Political problems can become opportunities, he said. In British Columbia, every dollar collected for the carbon tax is used to reduce other taxes British Columbians have to pay.
But the leaders agree a carbon tax makes little sense when the world's governments are spending $500 billion in public funds each year to keep domestic prices for oil, gas and coal low.
Prime Minister John Key of New Zealand spoke for the 40 nations, allied with hundreds of businesses and non-governmental organizations, that formed a coalition to purge the world of fossil-fuel subsidies.

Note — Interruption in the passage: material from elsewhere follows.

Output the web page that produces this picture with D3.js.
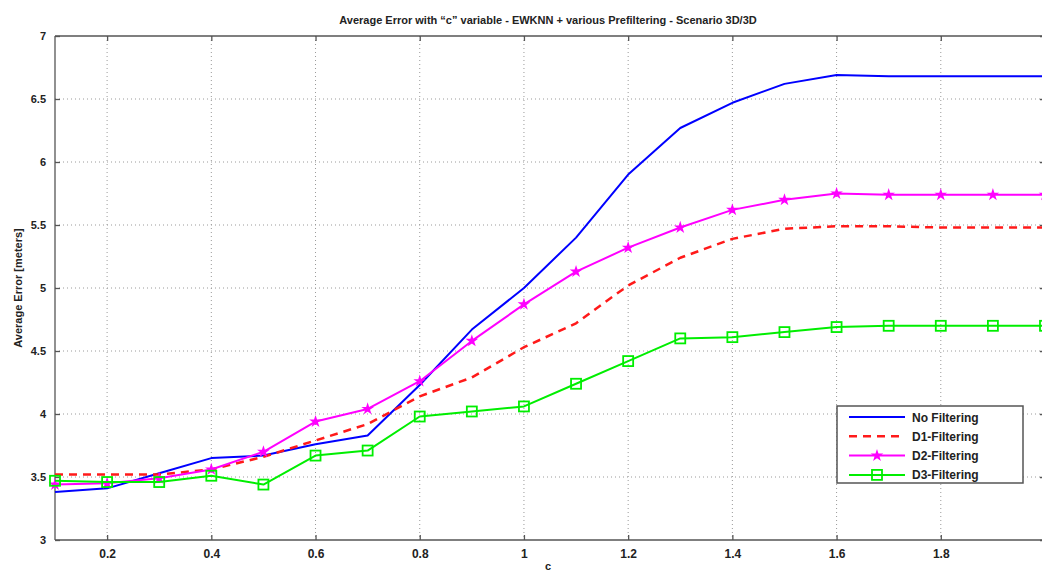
<!DOCTYPE html>
<html><head><meta charset="utf-8">
<script src="https://cdn.jsdelivr.net/npm/d3@7"></script>
<style>
html,body{margin:0;padding:0;background:#fff;}
svg{display:block;font-family:"Liberation Sans",Arial,sans-serif;}
</style></head>
<body>
<svg id="chart" width="1042" height="572"></svg>
<script>
const cValues = [0.1,0.2,0.3,0.4,0.5,0.6,0.7,0.8,0.9,1.0,1.1,1.2,1.3,1.4,1.5,1.6,1.7,1.8,1.9,2.0];
const noFiltering = [3.38,3.41,3.53,3.65,3.67,3.76,3.83,4.23,4.67,5.00,5.40,5.90,6.27,6.47,6.62,6.69,6.68,6.68,6.68,6.68];
const d1Filtering = [3.52,3.52,3.52,3.56,3.66,3.79,3.92,4.14,4.29,4.53,4.72,5.02,5.24,5.39,5.47,5.49,5.49,5.48,5.48,5.48];
const d2Filtering = [3.44,3.45,3.49,3.56,3.70,3.94,4.04,4.26,4.58,4.87,5.13,5.32,5.48,5.62,5.70,5.75,5.74,5.74,5.74,5.74];
const d3Filtering = [3.47,3.46,3.46,3.51,3.44,3.67,3.71,3.98,4.02,4.06,4.24,4.42,4.60,4.61,4.65,4.69,4.70,4.70,4.70,4.70];
const xTicks = [0.2,0.4,0.6,0.8,1,1.2,1.4,1.6,1.8];
const yTicks = [3,3.5,4,4.5,5,5.5,6,6.5,7];
const seriesNames = ["No Filtering","D1-Filtering","D2-Filtering","D3-Filtering"];
const titleText = "Average Error with \u201cc\u201d variable - EWKNN + various Prefiltering - Scenario 3D/3D";
const xLabel = "c";
const yLabel = "Average Error [meters]";

const svg = d3.select("#chart");
const L = 55, R = 1045, T = 36, B = 540;
const x = d3.scaleLinear().domain([0.1, 2]).range([L, R]);
const y = d3.scaleLinear().domain([3, 7]).range([B, T]);

// grid
const grid = svg.append("g").attr("stroke","#9a9a9a").attr("stroke-width",1).attr("stroke-dasharray","1,3");
xTicks.forEach(t => grid.append("line").attr("x1",x(t)).attr("x2",x(t)).attr("y1",T).attr("y2",B));
yTicks.slice(1,-1).forEach(t => grid.append("line").attr("x1",L).attr("x2",R).attr("y1",y(t)).attr("y2",y(t)));

// box
const box = svg.append("g").attr("stroke","#555").attr("stroke-width",1.3).attr("fill","none");
box.append("line").attr("x1",L).attr("x2",R).attr("y1",B).attr("y2",B);
box.append("line").attr("x1",L).attr("x2",R).attr("y1",T).attr("y2",T);
box.append("line").attr("x1",L).attr("x2",L).attr("y1",T).attr("y2",B);

// axes (inward ticks)
const xAxis = svg.append("g").attr("transform",`translate(0,${B})`)
  .call(d3.axisBottom(x).tickValues(xTicks).tickSizeInner(-5).tickSizeOuter(0).tickPadding(9).tickFormat(d3.format("")));
const xTop = svg.append("g").attr("transform",`translate(0,${T})`)
  .call(d3.axisTop(x).tickValues(xTicks).tickSizeInner(-5).tickSizeOuter(0).tickFormat(""));
const yAxis = svg.append("g").attr("transform",`translate(${L},0)`)
  .call(d3.axisLeft(y).tickValues(yTicks).tickSizeInner(-5).tickSizeOuter(0).tickPadding(9).tickFormat(d3.format("")));
const yRight = svg.append("g").attr("transform",`translate(${R},0)`)
  .call(d3.axisRight(y).tickValues(yTicks).tickSizeInner(-5).tickSizeOuter(0).tickFormat(""));
[xAxis,xTop,yAxis,yRight].forEach(a => {
  a.select(".domain").remove();
  a.selectAll(".tick line").attr("stroke","#555").attr("stroke-width",1.3);
  a.selectAll("text").attr("fill","#222").attr("font-size",11).attr("font-weight","bold")
    .attr("font-family","'Liberation Sans Narrow','Liberation Sans',Arial,sans-serif");
});
xAxis.selectAll("text").attr("font-size",12);

// labels
svg.append("text").attr("x",548).attr("y",24).attr("text-anchor","middle")
  .attr("font-size",11).attr("font-weight","bold").attr("fill","#222").text(titleText);
svg.append("text").attr("transform",`translate(22,${(T+B)/2}) rotate(-90)`).attr("text-anchor","middle")
  .attr("font-size",11).attr("font-weight","bold").attr("fill","#222").text(yLabel);
svg.append("text").attr("x",548).attr("y",570).attr("text-anchor","middle")
  .attr("font-size",11).attr("font-weight","bold").attr("fill","#222").text(xLabel);

const line = d3.line().x((d,i) => x(cValues[i])).y(d => y(d));
const series = [
  {name:seriesNames[0], vals:noFiltering, color:"#0000ff", dash:null, marker:null, w:2},
  {name:seriesNames[1], vals:d1Filtering, color:"#ff1a1a", dash:"8,6", marker:null, w:2.5},
  {name:seriesNames[2], vals:d2Filtering, color:"#ff00ff", dash:null, marker:"star", w:2},
  {name:seriesNames[3], vals:d3Filtering, color:"#00ee00", dash:null, marker:"square", w:2}
];
const plot = svg.append("g");
function drawMarker(g, type, cx, cy, color){
  if(type==="star"){
    g.append("path").attr("d", d3.symbol().type(d3.symbolStar).size(20)())
      .attr("transform",`translate(${cx},${cy})`).attr("fill",color).attr("stroke",color).attr("stroke-width",1.5);
  } else if(type==="square"){
    g.append("rect").attr("x",cx-5).attr("y",cy-5).attr("width",10).attr("height",10)
      .attr("fill","none").attr("stroke",color).attr("stroke-width",1.8);
  }
}
series.forEach(s => {
  const p = plot.append("path").datum(s.vals).attr("d",line).attr("fill","none")
    .attr("stroke",s.color).attr("stroke-width",s.w).attr("stroke-linejoin","round");
  if(s.dash) p.attr("stroke-dasharray",s.dash);
  if(s.marker) s.vals.forEach((v,i) => drawMarker(plot, s.marker, x(cValues[i]), y(v), s.color));
});

// legend
const lg = svg.append("g");
lg.append("rect").attr("x",837).attr("y",406).attr("width",186).attr("height",77)
  .attr("fill","#fff").attr("stroke","#555").attr("stroke-width",1.5);
series.forEach((s,i) => {
  const yy = 417 + i*19.3;
  const l = lg.append("line").attr("x1",849).attr("x2",905).attr("y1",yy).attr("y2",yy)
    .attr("stroke",s.color).attr("stroke-width",s.w);
  if(s.dash) l.attr("stroke-dasharray",s.dash);
  if(s.marker) drawMarker(lg, s.marker, 877, yy, s.color);
  lg.append("text").attr("x",912).attr("y",yy+4.5).attr("font-size",12).attr("font-weight","bold")
    .attr("fill","#222").text(s.name);
});
</script>
</body></html>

"As with any subsidy reform, change will take courage and strong political will," Key said, "but with oil prices at record lows and the global focus on a low carbon future, the timing for this reform has never been better.”
Climate Action Network quickly awarded Key a Fossil of the Day Award, the climate conference equivalent of a Raspberry Award:
"Prime Minister John Key showed a degree of hypocrisy by claiming, at a Friends of Fossil Fuel Subsidy Reform event, that New Zealand is a leader on fossil fuel subsidy abolition – despite the country’s fossil fuel production subsidies increasing seven-fold since his election in 2008."